Unluckily for me this feeling seemed to be confirmed when, only in my early 40s, I was diagnosed with breast cancer in 2006. All my fears having come true, and despite coming through all the treatment successfully, I became swallowed up with anxiety about my health and I felt terrified of everything the future held for me. It is nearly nine years since my cancer diagnosis but the anxiety remains, and occasionally it is unbearable. My life is consumed by it,and the black dog of depression snaps at my heals.

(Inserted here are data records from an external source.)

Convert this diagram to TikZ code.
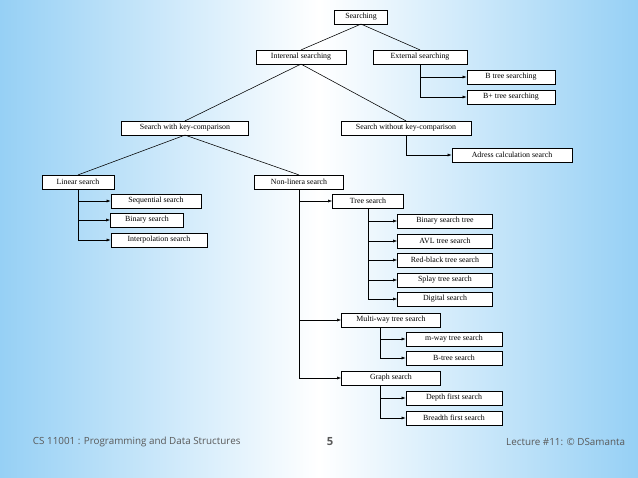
\documentclass[tikz,border=0pt]{standalone}
\usepackage{fontspec}
\setmainfont{Liberation Serif}
\newfontfamily\footfont{Open Sans}
\usetikzlibrary{arrows.meta}
\definecolor{skyedge}{RGB}{150,208,245}

\begin{document}
\begin{tikzpicture}[x=0.025cm, y=-0.025cm,
  box/.style={draw, fill=white, thin, inner sep=1pt, minimum height=0.34cm,
    minimum width=#1*0.025cm, font=\fontsize{5.6}{6}\selectfont},
  arr/.style={-{Latex[length=3pt,width=2.2pt]}, thin},
  foot/.style={font=\footfont\fontsize{7}{8}\selectfont, text=gray!70!black}]
\useasboundingbox (0,0) rectangle (638,478);
\shade[left color=skyedge, right color=skyedge, middle color=white]
  (0,0) rectangle (638,478);
% tree of boxes
\node[box=53] (srch) at (361,17) {Searching};
\node[box=90] (intl) at (301,57) {Interenal searching};
\node[box=94] (extl) at (420,57) {External searching};
\node[box=88] (btr) at (511,77) {B tree searching};
\node[box=88] (bpl) at (511,97) {B+ tree searching};
\node[box=127] (wkey) at (185,128) {Search with key-comparison};
\node[box=130] (wokey) at (406,128) {Search without key-comparison};
\node[box=120] (addr) at (512,155) {Adress calculation search};
\node[box=72] (lin) at (78,182) {Linear search};
\node[box=89] (nlin) at (299,182) {Non-linera search};
\node[box=90] (seq) at (156,201) {Sequential search};
\node[box=73] (bin) at (147,220) {Binary search};
\node[box=96] (intp) at (159,240) {Interpolation search};
\node[box=71] (tree) at (368,201) {Tree search};
\node[box=95] (bst) at (445,221) {Binary search tree};
\node[box=95] (avl) at (445,241) {AVL tree search};
\node[box=95] (rbt) at (445,260) {Red-black tree search};
\node[box=95] (spl) at (445,280) {Splay tree search};
\node[box=95] (dig) at (445,299) {Digital search};
\node[box=99] (mway) at (391,320) {Multi-way tree search};
\node[box=96] (mwt) at (454,339) {m-way tree search};
\node[box=96] (bts) at (454,358) {B-tree search};
\node[box=99] (grph) at (391,378) {Graph search};
\node[box=96] (dfs) at (454,398) {Depth first search};
\node[box=96] (bfs) at (454,418) {Breadth first search};
% slanted links
\draw[thin] (srch.south) -- (intl.north);
\draw[thin] (srch.south) -- (extl.north);
\draw[thin] (intl.south) -- (wkey.north);
\draw[thin] (intl.south) -- (wokey.north);
\draw[thin] (wkey.south) -- (lin.north);
\draw[thin] (wkey.south) -- (nlin.north);
% elbow arrows
\foreach \c in {btr,bpl} \draw[arr] (extl.south) |- (\c.west);
\draw[arr] (wokey.south) |- (addr.west);
\foreach \c in {seq,bin,intp} \draw[arr] (lin.south) |- (\c.west);
\foreach \c in {tree,mway,grph} \draw[arr] (nlin.south) |- (\c.west);
\foreach \c in {bst,avl,rbt,spl,dig} \draw[arr] (tree.south) |- (\c.west);
\foreach \c in {mwt,bts} \draw[arr] ([xshift=-0.275cm]mway.south) |- (\c.west);
\foreach \c in {dfs,bfs} \draw[arr] ([xshift=-0.275cm]grph.south) |- (\c.west);
% footer
\node[foot, anchor=west] (fl) at (28,442) {CS 11001 : Programming and Data Structures};
\node[foot, font=\footfont\bfseries\fontsize{8}{9}\selectfont] (fm) at (330,442) {5};
\node[foot, anchor=east] (fr) at (630,442) {Lecture \#11: \textcopyright{} DSamanta};
\end{tikzpicture}
\end{document}
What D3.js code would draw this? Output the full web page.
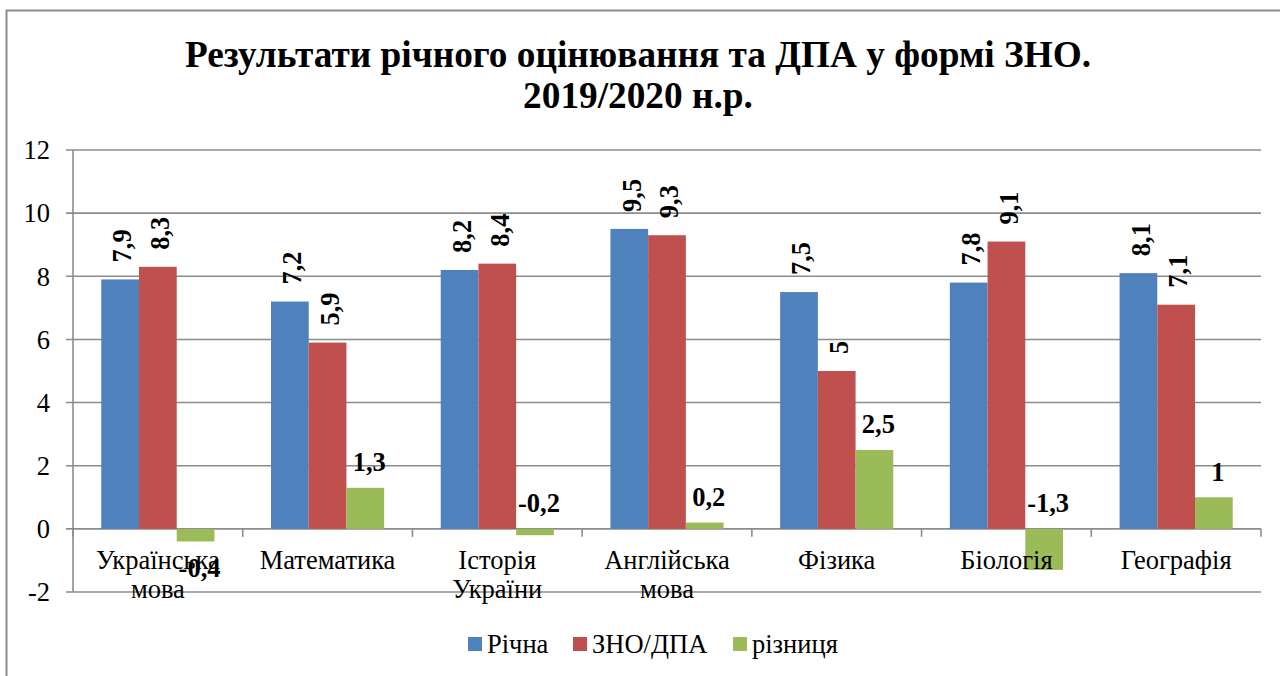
<!DOCTYPE html>
<html>
<head>
<meta charset="utf-8">
<script src="https://cdn.jsdelivr.net/npm/d3@7"></script>
<style>
  body { margin: 0; background: #fff; }
</style>
</head>
<body>
<svg id="chart" width="1280" height="676"></svg>
<script>
// data
const categories = ["Українська мова", "Математика", "Історія України", "Англійська мова", "Фізика", "Біологія", "Географія"];
const seriesNames = ["Річна", "ЗНО/ДПА", "різниця"];
const richna = [7.9, 7.2, 8.2, 9.5, 7.5, 7.8, 8.1];
const zno = [8.3, 5.9, 8.4, 9.3, 5, 9.1, 7.1];
const riznytsia = [-0.4, 1.3, -0.2, 0.2, 2.5, -1.3, 1];
const yTicks = [-2, 0, 2, 4, 6, 8, 10, 12];
const titleLines = ["Результати річного оцінювання та ДПА у формі ЗНО.", "2019/2020 н.р."];

const colors = ["#4F81BD", "#C0504D", "#9BBB59"];
const values = [richna, zno, riznytsia];
const serif = "Liberation Serif";
const fs = 26.5;

const svg = d3.select("#chart");
const plot = { left: 73, right: 1261, top: 150, bottom: 592 };

// outer frame (runs off the right/bottom edge like the source)
svg.append("rect")
    .attr("x", 6.5).attr("y", 10.5)
    .attr("width", 1300).attr("height", 700)
    .attr("fill", "none")
    .attr("stroke", "#8c8c8c")
    .attr("stroke-width", 2);

// title
svg.selectAll("text.title")
    .data(titleLines)
    .join("text")
    .attr("class", "title")
    .attr("text-anchor", "middle")
    .attr("font-weight", "bold")
    .attr("font-size", 37.3)
    .attr("font-family", serif)
    .attr("x", 638)
    .attr("y", (d, i) => 67 + i * 41)
    .text(d => d);

const y = d3.scaleLinear().domain([-2, 12]).range([plot.bottom, plot.top]);
const x0 = d3.scaleBand().domain(categories).range([plot.left, plot.right]);
const bw = x0.bandwidth();
const barW = bw / 4.5;
const x1 = d3.scaleBand().domain(seriesNames)
    .range([barW * 0.75, bw - barW * 0.75]);

// gridlines
svg.append("g")
    .selectAll("line")
    .data(yTicks)
    .join("line")
    .attr("x1", plot.left - 7).attr("x2", plot.right)
    .attr("y1", d => y(d)).attr("y2", d => y(d))
    .attr("stroke", "#8c8c8c")
    .attr("stroke-width", 1.6);

// y axis line
svg.append("line")
    .attr("x1", plot.left).attr("x2", plot.left)
    .attr("y1", plot.top).attr("y2", plot.bottom)
    .attr("stroke", "#8c8c8c").attr("stroke-width", 1.6);

// y tick labels
svg.append("g")
    .selectAll("text")
    .data(yTicks)
    .join("text")
    .attr("font-size", fs)
    .attr("font-family", serif)
    .attr("text-anchor", "end")
    .attr("x", plot.left - 23)
    .attr("y", d => y(d))
    .attr("dy", "0.35em")
    .text(d => d);

// bars
const groups = svg.append("g")
    .selectAll("g")
    .data(categories)
    .join("g")
    .attr("transform", d => "translate(" + x0(d) + ",0)");

groups.selectAll("rect")
    .data((d, i) => seriesNames.map((s, j) => ({ s: s, j: j, v: values[j][i] })))
    .join("rect")
    .attr("x", d => x1(d.s))
    .attr("width", x1.bandwidth())
    .attr("y", d => y(Math.max(0, d.v)))
    .attr("height", d => Math.abs(y(d.v) - y(0)))
    .attr("fill", d => colors[d.j]);

// category ticks on the zero line
svg.append("g")
    .selectAll("line")
    .data(d3.range(categories.length + 1))
    .join("line")
    .attr("x1", i => plot.left + i * bw).attr("x2", i => plot.left + i * bw)
    .attr("y1", y(0)).attr("y2", y(0) + 8)
    .attr("stroke", "#8c8c8c").attr("stroke-width", 1.6);

// category labels, one text per line
const catLines = [];
categories.forEach(c => c.split(" ").forEach((w, i) => catLines.push({ c: c, w: w, i: i })));
svg.append("g")
    .selectAll("text")
    .data(catLines)
    .join("text")
    .attr("font-size", fs)
    .attr("font-family", serif)
    .attr("text-anchor", "middle")
    .attr("x", d => x0(d.c) + bw / 2)
    .attr("y", d => 569 + d.i * 29)
    .text(d => d.w);

const fmt = v => String(v).replace(".", ",");

// rotated value labels for Річна and ЗНО/ДПА
[0, 1].forEach(j => {
    svg.append("g")
        .selectAll("text")
        .data(categories)
        .join("text")
        .attr("font-size", fs)
        .attr("font-weight", "bold")
        .attr("font-family", serif)
        .attr("transform", (d, i) => {
            const cx = x0(d) + x1(seriesNames[j]) + x1.bandwidth() / 2 + 2;
            return "translate(" + cx + "," + (y(values[j][i]) - 17) + ") rotate(-90)";
        })
        .attr("dy", "0.35em")
        .text((d, i) => fmt(values[j][i]));
});

// labels for різниця: the ones Excel pushed above the zero line
const liftedAbove = [2, 5];
svg.append("g")
    .selectAll("text")
    .data(categories)
    .join("text")
    .attr("font-size", fs)
    .attr("font-weight", "bold")
    .attr("font-family", serif)
    .attr("text-anchor", "middle")
    .attr("x", d => x0(d) + x1(seriesNames[2]) + x1.bandwidth() / 2 + 4)
    .attr("y", (d, i) => {
        const v = riznytsia[i];
        if (v >= 0) return y(v) - 26;
        if (liftedAbove.includes(i)) return y(0) - 26;
        return y(v) + 26;
    })
    .attr("dy", "0.35em")
    .text((d, i) => fmt(riznytsia[i]));

// legend
const legendX = d3.scaleOrdinal().domain(seriesNames).range([468, 573, 733]);
const legend = svg.append("g")
    .selectAll("g")
    .data(seriesNames)
    .join("g")
    .attr("transform", d => "translate(" + legendX(d) + ",637)");
legend.append("rect")
    .attr("width", 14).attr("height", 14)
    .attr("fill", (d, j) => colors[j]);
legend.append("text")
    .attr("font-size", fs)
    .attr("font-family", serif)
    .attr("x", 19).attr("y", 7)
    .attr("dy", "0.35em")
    .text(d => d);
</script>
</body>
</html>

As a mother I knew I was supposed to bring up my son and daughter to be confident, caring people with a proper sense of who they were and what their place in the world might be. I was meant to give them all the opportunities I could to equip them for a future with choice and the ability to forge happy relationships with their peers. How was I supposed to do that when I had no sense of myself, no confidence that I had anything to offer anyone? I thought I was bound to be abandoned if I was not the ‘best’ mother, wife, friend, person I knew and my desperation to please, to make everyone happy, inevitably failed in the hurly burly of life with little ones, simply reinforcing my view of myself as a bad parent. But despite all this pain, all the unhappiness I have put myself and my family through, my children have turned out to be confident, and caring and I am incredibly proud of them. And after four years of counselling I can be proud of myself – for being a ‘good enough’ parent. And person.

Book Cover resize (2)Dandelions and Bad Hair Days raises money for the mental health charity SANE, and it is full of poetry and prose by more than twenty people who were keen to keep the conversation going. And that is what we must all do – on the 5th February and beyond.